RSA isn't the only digital signature algorithm around, and wasn't in 1995 when Netscape was developing the SSL protocol: a similar, but somewhat more complicated algorithm named DSA (Digital Signature Algorithm) also existed, and was a U.S. government standard. DSA came from the ElGamal algorithm which was developed by Dr. Taher ElGamal — who happened to be the person that Netscape hired to develop the SSL algorithm in the first place. And, in fact, if you followed the description of the RSA algorithm closely, you might realize that you could easily turn it around and use the public key to generate an encrypted message that only the holder of the private key could read: hence Diffie-Hellman is also not the only secure key exchange method available either, once you have a way to verify ownership of public keys. The client can create a session key, encrypt it using the public key of an RSA algorithm and send it over a public channel — only the holder of the private key can read it.

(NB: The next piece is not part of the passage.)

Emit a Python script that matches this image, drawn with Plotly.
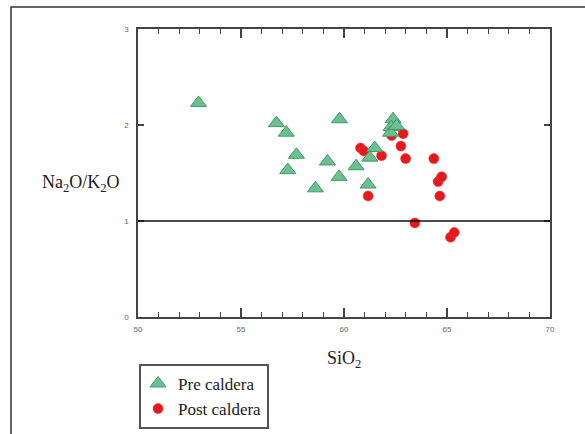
import plotly.graph_objects as go

# SiO2 (wt%) and Na2O/K2O for each sample group
pre_sio2 = [52.94, 56.72, 57.20, 57.69, 57.27, 58.61, 59.20, 59.78, 59.76, 60.59,
            61.17, 61.49, 61.25, 62.38, 62.29, 62.26, 62.55]
pre_ratio = [2.23, 2.02, 1.92, 1.69, 1.53, 1.34, 1.62, 2.06, 1.46, 1.57,
             1.38, 1.76, 1.66, 2.06, 1.98, 1.92, 1.99]

post_sio2 = [60.80, 60.96, 61.82, 62.31, 62.87, 62.76, 62.99, 61.17, 64.36, 64.57,
             64.74, 64.65, 63.44, 65.17, 65.35]
post_ratio = [1.76, 1.73, 1.68, 1.89, 1.91, 1.78, 1.65, 1.26, 1.65, 1.41,
              1.46, 1.26, 0.98, 0.83, 0.88]

x_ticks = [50, 55, 60, 65, 70]
y_ticks = [0, 1, 2, 3]
ref_ratio = 1

serif = "Times New Roman"
axis_col = "#444444"

fig = go.Figure()

fig.add_trace(go.Scatter(
    x=post_sio2, y=post_ratio, mode="markers", name="Post caldera",
    legendrank=2,
    marker=dict(symbol="circle", size=10, color="#e5181c",
                line=dict(width=0.6, color="#ee3a3a")),
))
fig.add_trace(go.Scatter(
    x=pre_sio2, y=pre_ratio, mode="markers", name="Pre caldera",
    legendrank=1,
    marker=dict(symbol="triangle-up", size=14, color="#6cc090",
                line=dict(width=1, color="#3f9a68")),
))

# horizontal reference line at Na2O/K2O = 1
fig.add_shape(type="line", xref="paper", yref="y", x0=0, x1=1,
              y0=ref_ratio, y1=ref_ratio, line=dict(color="#111111", width=1.5))

# outer frame around the figure
fig.add_shape(type="rect", xref="paper", yref="paper",
              x0=-0.3083, x1=1.25, y0=-0.6, y1=1.0764,
              line=dict(color="#333333", width=1.5), layer="below")

tick_font = dict(family="Liberation Sans", size=8, color="#666666")

fig.update_xaxes(
    range=[50, 70], tickvals=x_ticks, ticktext=[str(v) for v in x_ticks],
    ticks="inside", ticklen=9, tickwidth=1.5, tickcolor=axis_col,
    minor=dict(dtick=1, ticks="inside", ticklen=5, tickwidth=1.2, tickcolor=axis_col),
    showline=True, linecolor=axis_col, linewidth=1.5, mirror="allticks",
    showgrid=False, zeroline=False, tickfont=tick_font, ticklabelstandoff=4,
)
fig.update_yaxes(
    range=[0, 3], tickvals=y_ticks, ticktext=[str(v) for v in y_ticks],
    ticks="inside", ticklen=6, tickwidth=1.5, tickcolor=axis_col,
    showline=True, linecolor=axis_col, linewidth=1.5, mirror="allticks",
    showgrid=False, zeroline=False, tickfont=tick_font, ticklabelstandoff=6,
)

fig.add_annotation(text="SiO<sub>2</sub>", xref="paper", yref="paper",
                   x=0.5, y=-0.149, xanchor="center", yanchor="middle",
                   showarrow=False, font=dict(family=serif, size=18, color="#222222"))
fig.add_annotation(text="Na<sub>2</sub>O/K<sub>2</sub>O", xref="paper", yref="paper",
                   x=-0.138, y=0.465, xanchor="center", yanchor="middle",
                   showarrow=False, font=dict(family=serif, size=18, color="#222222"))

fig.update_layout(
    width=585, height=434,
    margin=dict(l=138, r=35, t=29, b=117, autoexpand=False),
    paper_bgcolor="white", plot_bgcolor="white",
    font=dict(family=serif),
    showlegend=True,
    legend=dict(
        x=0.0025, y=-0.163, xanchor="left", yanchor="top",
        bordercolor="#555555", borderwidth=2, bgcolor="white",
        font=dict(family=serif, size=17, color="#222222"),
        itemwidth=30, tracegroupgap=0, indentation=-3,
    ),
)

fig.write_html("out.html")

So now, you can see the building blocks of the SSL handshake: first, the client establishes a public, non-secure connection with the server. Before it sends any potentially sensitive data (that is, any data at all), though, it performs an SSL handshake by first informing the server which public key exchange, encryption, verification and digital signature algorithms it understands. The server selects one of the ones that it understands and initiates a key exchange using the selected key exchange algorithm (in the first release, this was either Diffie-Hellman or RSA). The first step in doing so either way, though, is by returning a signed certificate which, at a minimum, includes the server's host name exactly as the browser requested it, a public key corresponding to either RSA or DSA (depending again on which digital signature algorithm was chosen), and a signature generated by a certificate authority which was already trusted by the browser. The key exchange continues with the server signing the key exchange, hence proving possession of the private key corresponding to the public key in the certificate. The client and the server then exchange two keys: one for the encryption and another for the verification. Once the keys have been exchanged, every subsequent packet is encrypted and authenticated using the two chosen algorithms.

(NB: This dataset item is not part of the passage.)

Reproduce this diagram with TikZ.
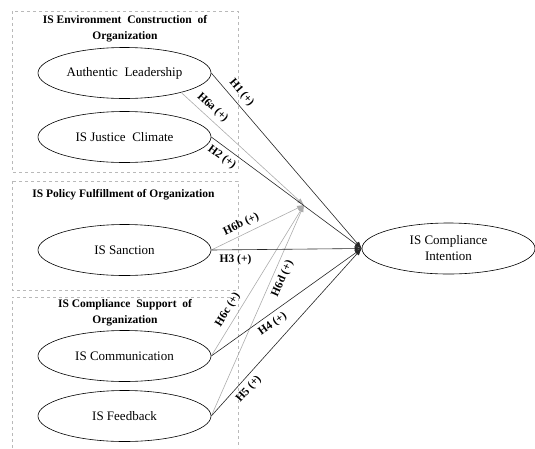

The protocol that Netscape put together was very adaptive, but researchers found subtle flaws as time went on — the original SSLv2 was supplanted by SSL 3.0, which was then turned over to the IETF who renamed it TLS 1.0. TLS itself is currently working on its fourth revision, which looks like it will involve fairly significant changes to the handshake process, but the core principles of cipher negotiation and key exchange will always remain intact.